Financial assistance has helped Halisi to scale its operations and work with more subsistence farmers to get quality raw materials, she said. Halisi now has five silos at its factory that allow for storage of five tonnes of maize. Kessy also has integrated machines for speeding up operations and moved to using gas instead of firewood for boiling and roasting, benefiting both her bottom line and the environment.
Halisi went from producing 130 cartons of soy milk to 230 cartons per week because of new machinery supplied through MEDA’s matching grant initiative, she said. MEDA support also helped to hire three professionals at the firm.
Support from MEDA helped relieve Mutuku from the burden of supporting farmers financially until their crops have been sold. That helped her to redeploy capital in other areas of Smart Logistics, buying equipment and hiring staff. “For that, I say thank you to everybody in this room for just being a MEDA supporter, because you have supported my business indirectly. I owe you so much for what I am today.”
“Farmers have a problem,” Mutuku said. “Sometimes they grow what the market does not need.”
She gives them direction on the products she wants, the variety they should grow, and how they should grow it. Additionally, she hires some of these same young women and men to become distributors of her products.
Kessy also praised MEDA’s lead firm model of investing to strengthen growers.
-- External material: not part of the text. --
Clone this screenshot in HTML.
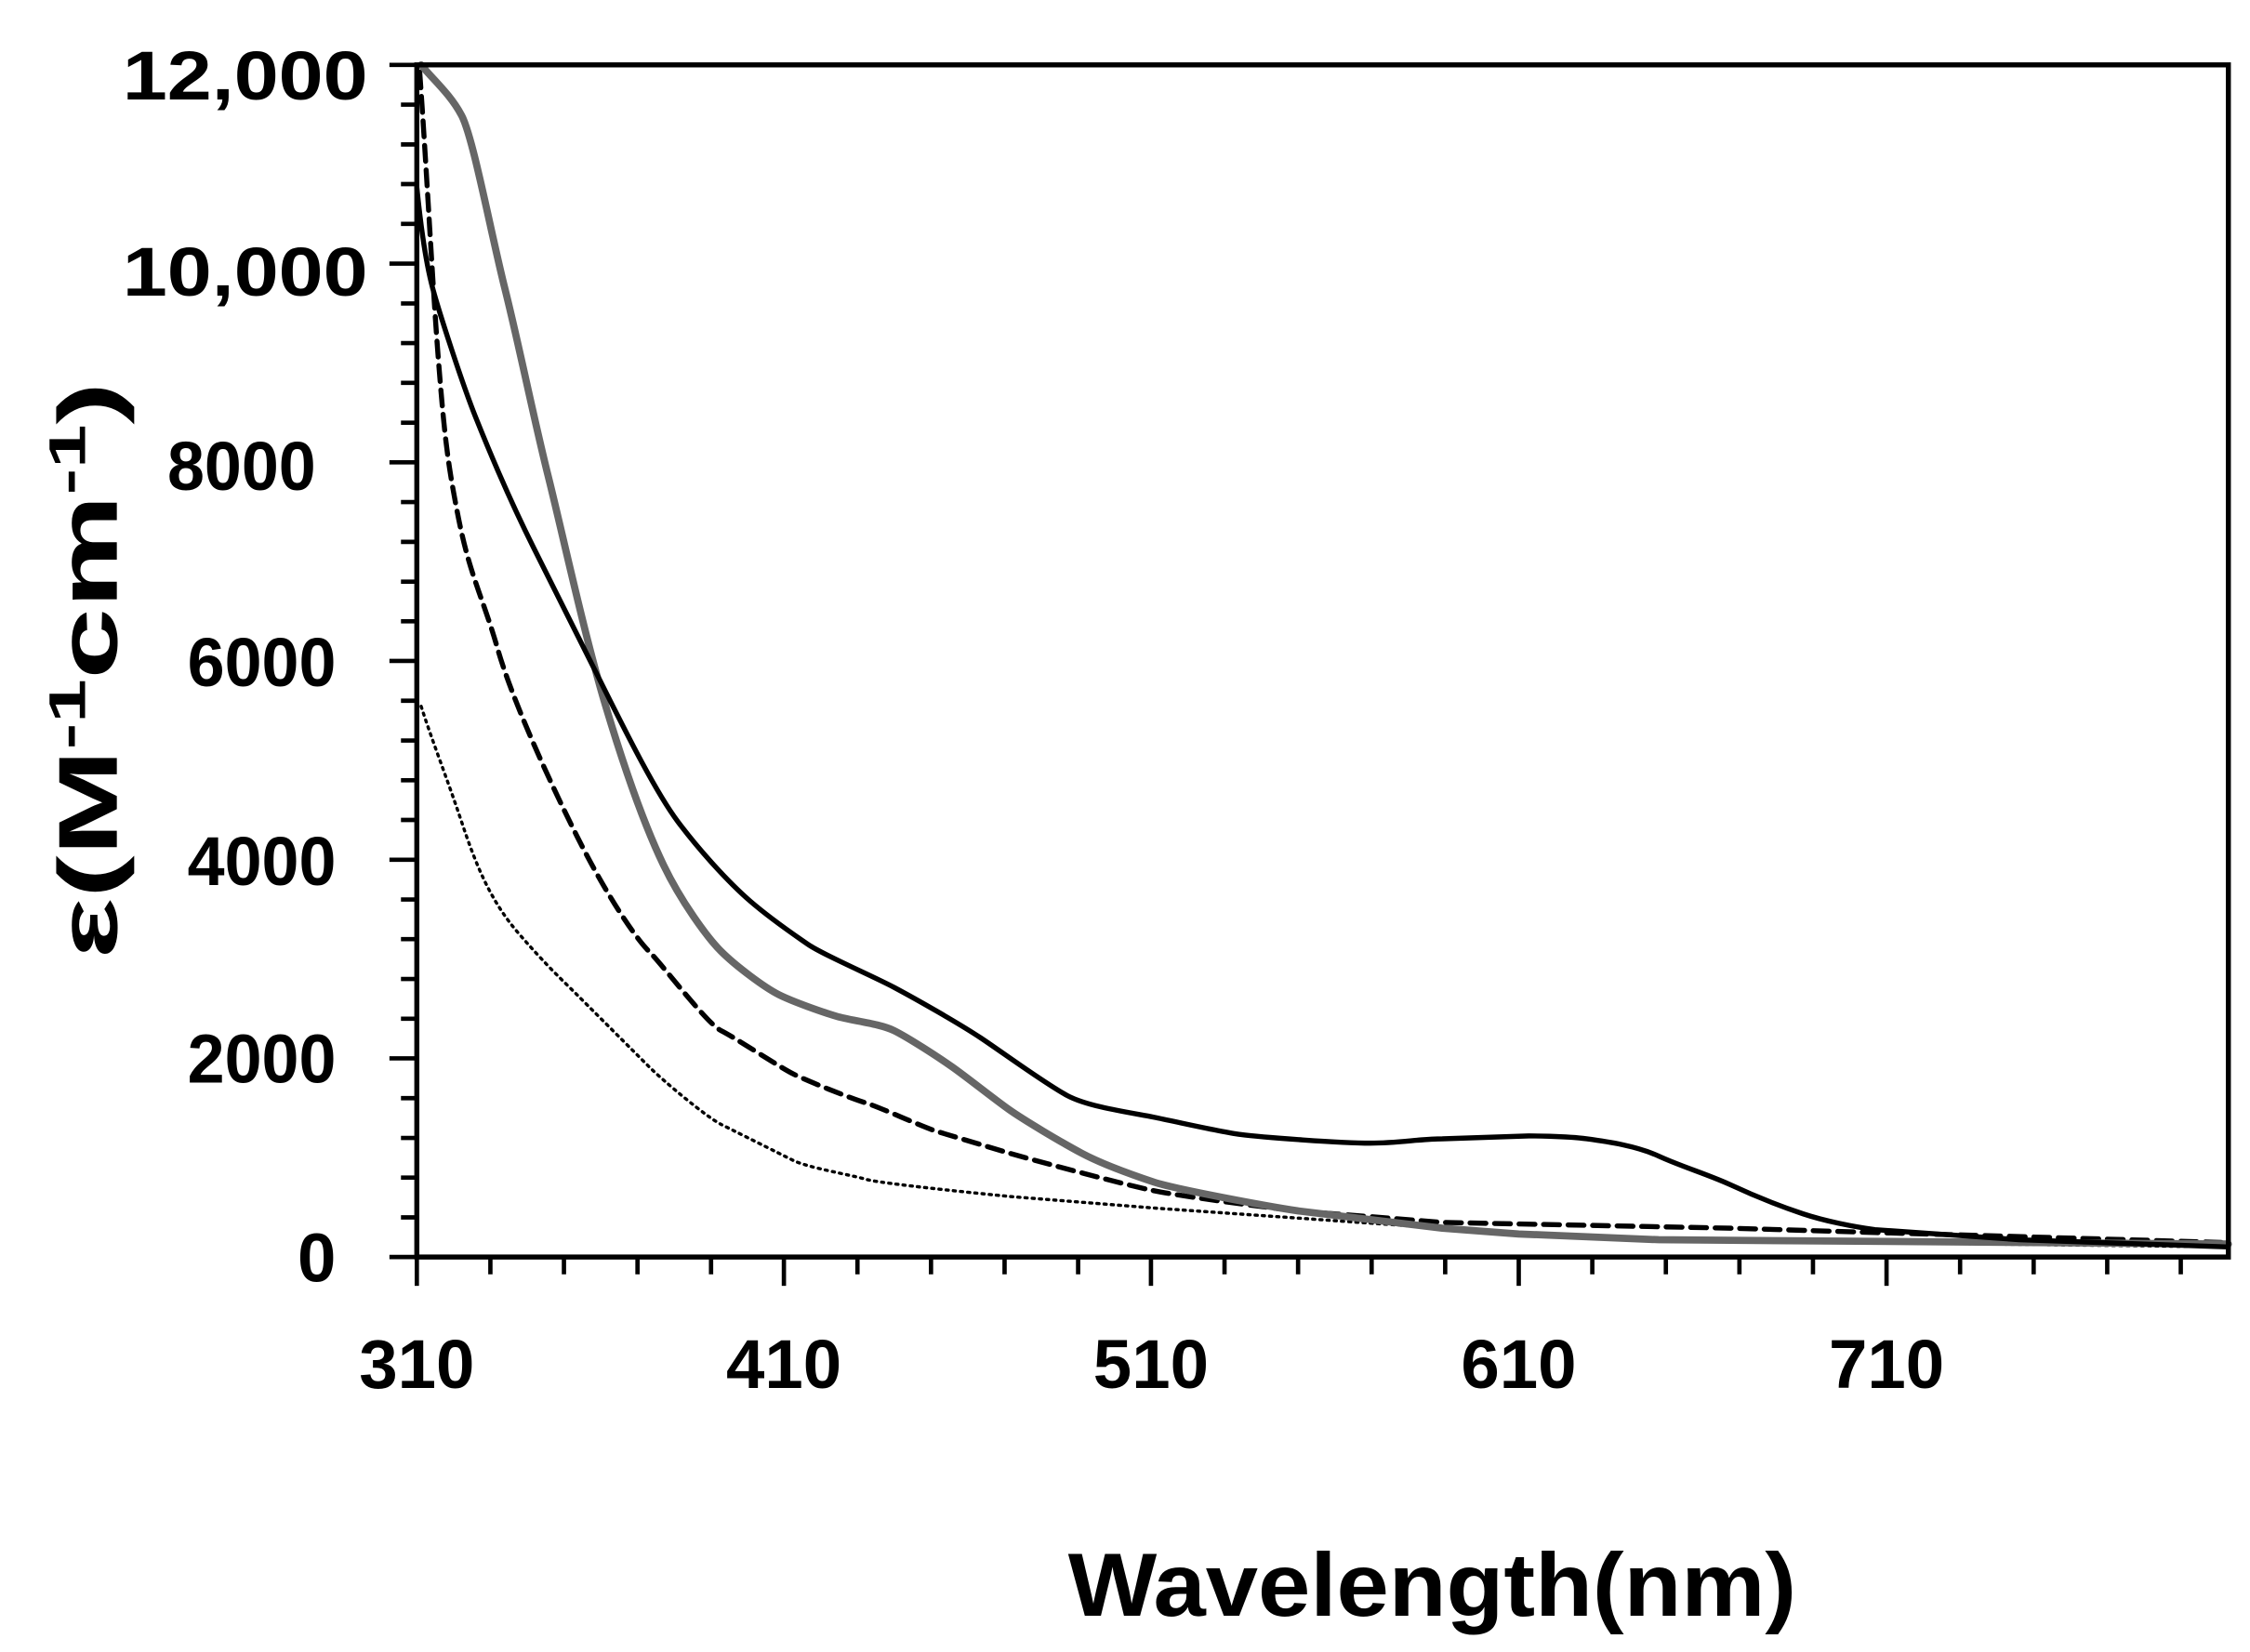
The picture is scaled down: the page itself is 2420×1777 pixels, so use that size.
<!DOCTYPE html>
<html><head><style>html,body{margin:0;padding:0;background:#fff}svg{display:block}</style></head>
<body>
<svg width="2420" height="1777" viewBox="0 0 1560 1146" preserveAspectRatio="none" xmlns="http://www.w3.org/2000/svg" font-family="Liberation Sans, sans-serif" font-weight="bold">
<rect width="1560" height="1146" fill="#fff"/>
<g stroke="#000" stroke-width="3">
<line x1="270" y1="45" x2="289" y2="45"/>
<line x1="278" y1="72.6" x2="289" y2="72.6"/><line x1="278" y1="100.2" x2="289" y2="100.2"/><line x1="278" y1="127.7" x2="289" y2="127.7"/><line x1="278" y1="155.3" x2="289" y2="155.3"/>
<line x1="270" y1="182.9" x2="289" y2="182.9"/>
<line x1="278" y1="210.5" x2="289" y2="210.5"/><line x1="278" y1="238" x2="289" y2="238"/><line x1="278" y1="265.6" x2="289" y2="265.6"/><line x1="278" y1="293.2" x2="289" y2="293.2"/>
<line x1="270" y1="320.7" x2="289" y2="320.7"/>
<line x1="278" y1="348.3" x2="289" y2="348.3"/><line x1="278" y1="375.9" x2="289" y2="375.9"/><line x1="278" y1="403.5" x2="289" y2="403.5"/><line x1="278" y1="431" x2="289" y2="431"/>
<line x1="270" y1="458.5" x2="289" y2="458.5"/>
<line x1="278" y1="486.1" x2="289" y2="486.1"/><line x1="278" y1="513.7" x2="289" y2="513.7"/><line x1="278" y1="541.3" x2="289" y2="541.3"/><line x1="278" y1="568.8" x2="289" y2="568.8"/>
<line x1="270" y1="596.4" x2="289" y2="596.4"/>
<line x1="278" y1="624" x2="289" y2="624"/><line x1="278" y1="651.5" x2="289" y2="651.5"/><line x1="278" y1="679.1" x2="289" y2="679.1"/><line x1="278" y1="706.7" x2="289" y2="706.7"/>
<line x1="270" y1="734.2" x2="289" y2="734.2"/>
<line x1="278" y1="761.8" x2="289" y2="761.8"/><line x1="278" y1="789.4" x2="289" y2="789.4"/><line x1="278" y1="816.9" x2="289" y2="816.9"/><line x1="278" y1="844.5" x2="289" y2="844.5"/>
<line x1="270" y1="872" x2="289" y2="872"/>
</g>
<g stroke="#000" stroke-width="3">
<line x1="289" y1="872" x2="289" y2="892"/><line x1="340" y1="872" x2="340" y2="884"/><line x1="391" y1="872" x2="391" y2="884"/><line x1="442" y1="872" x2="442" y2="884"/><line x1="493" y1="872" x2="493" y2="884"/>
<line x1="543.5" y1="872" x2="543.5" y2="892"/><line x1="594.5" y1="872" x2="594.5" y2="884"/><line x1="645.5" y1="872" x2="645.5" y2="884"/><line x1="696.5" y1="872" x2="696.5" y2="884"/><line x1="747.5" y1="872" x2="747.5" y2="884"/>
<line x1="798" y1="872" x2="798" y2="892"/><line x1="849" y1="872" x2="849" y2="884"/><line x1="900" y1="872" x2="900" y2="884"/><line x1="951" y1="872" x2="951" y2="884"/><line x1="1002" y1="872" x2="1002" y2="884"/>
<line x1="1053" y1="872" x2="1053" y2="892"/><line x1="1104" y1="872" x2="1104" y2="884"/><line x1="1155" y1="872" x2="1155" y2="884"/><line x1="1206" y1="872" x2="1206" y2="884"/><line x1="1257" y1="872" x2="1257" y2="884"/>
<line x1="1308" y1="872" x2="1308" y2="892"/><line x1="1359" y1="872" x2="1359" y2="884"/><line x1="1410" y1="872" x2="1410" y2="884"/><line x1="1461" y1="872" x2="1461" y2="884"/><line x1="1512" y1="872" x2="1512" y2="884"/>
</g>
<g fill="none" stroke-linejoin="round" stroke-linecap="round">
<path stroke="#000" stroke-width="2.2" stroke-dasharray="1.5 3.5" d="M292,490 C300,515 310,540 320,570 S340,625 360,648 S390,680 400,690 S440,730 450,740 S490,775 500,780 S540,800 550,805 S590,815 600,818 S680,828 700,830 L800,838 L900,845 L1000,852 L1100,858 L1300,862 L1545,865"/>
<path stroke="#000" stroke-width="3.5" stroke-dasharray="11 6" d="M291,50 C296,120 300,200 304,250 S310,320 318,360 S335,415 345,450 S380,540 400,580 S440,650 450,660 S490,710 500,715 S540,740 550,745 S590,762 600,765 S640,782 650,785 S690,797 700,800 S780,822 800,826 S880,838 900,840 L1000,848 L1100,850 L1200,852 L1300,855 L1545,862"/>
<path stroke="#666" stroke-width="5" d="M292,45 C300,55 312,65 320,80 S340,160 350,200 S370,290 380,330 S405,440 420,490 S448,575 460,600 S490,650 500,660 S530,685 540,690 S570,702 580,705 S610,710 620,715 S650,733 660,740 S690,763 700,770 S735,792 750,800 S785,815 800,820 S880,837 900,840 L1000,852 L1053,856 L1150,860 L1545,863"/>
<path stroke="#000" stroke-width="3.5" d="M289,130 C292,160 296,185 300,200 S320,265 330,290 S355,350 370,380 S405,450 420,480 S455,550 470,570 S505,612 520,625 S550,648 560,655 S605,677 620,685 S665,710 680,720 S725,752 740,760 S785,772 800,775 S845,785 860,787 S930,793 950,793 S985,790 1000,790 L1060,788 S1085,788 1100,790 S1135,795 1150,802 S1185,815 1200,822 S1235,837 1250,842 S1285,851 1300,853 L1400,860 L1545,865"/>
</g>
<rect x="289" y="45" width="1256" height="827" fill="none" stroke="#000" stroke-width="3.5"/>
<g font-size="48" text-anchor="end">
<text x="255" y="69" textLength="170" lengthAdjust="spacingAndGlyphs">12,000</text>
<text x="255" y="205" textLength="170" lengthAdjust="spacingAndGlyphs">10,000</text>
<text x="219" y="340" textLength="103" lengthAdjust="spacingAndGlyphs">8000</text>
<text x="233" y="476" textLength="103" lengthAdjust="spacingAndGlyphs">6000</text>
<text x="233" y="614" textLength="103" lengthAdjust="spacingAndGlyphs">4000</text>
<text x="233" y="751" textLength="103" lengthAdjust="spacingAndGlyphs">2000</text>
<text x="233" y="889">0</text>
</g>
<g font-size="48" text-anchor="middle">
<text x="289" y="963">310</text>
<text x="543.5" y="963">410</text>
<text x="798" y="963">510</text>
<text x="1053" y="963">610</text>
<text x="1308" y="963">710</text>
</g>
<text x="993" y="1121" font-size="62" text-anchor="middle" textLength="505" lengthAdjust="spacingAndGlyphs">Wavelength(nm)</text>
<text transform="translate(81,465) rotate(-90)" font-size="58" text-anchor="middle" textLength="400" lengthAdjust="spacingAndGlyphs">ε(M<tspan font-size="36" dy="-22">-1</tspan><tspan dy="22">cm</tspan><tspan font-size="36" dy="-22">-1</tspan><tspan dy="22">)</tspan></text>
</svg>
</body></html>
When she works with small farmers “they have gained a hope from what they are doing.”
Having assured markets for their products means that “now they are sure of taking their students to school, they can afford to pay the fees, and also they are sure of their daily bread.”
Many of the farmers Mutuku knows live in mud houses with thatched roofs because they can’t afford anything else. One day, a farmer called her to say that money she received from selling produce to Mutuku helped her afford a proper metal roof for her house.
Mutuku’s work with young men has led to transformed lives. They quit sitting at home drinking bad alcohol, and “get the courage of being a man again and looking after their families again (after they get reliable work).”
“That’s what makes me go everyday to work, just to make that difference.”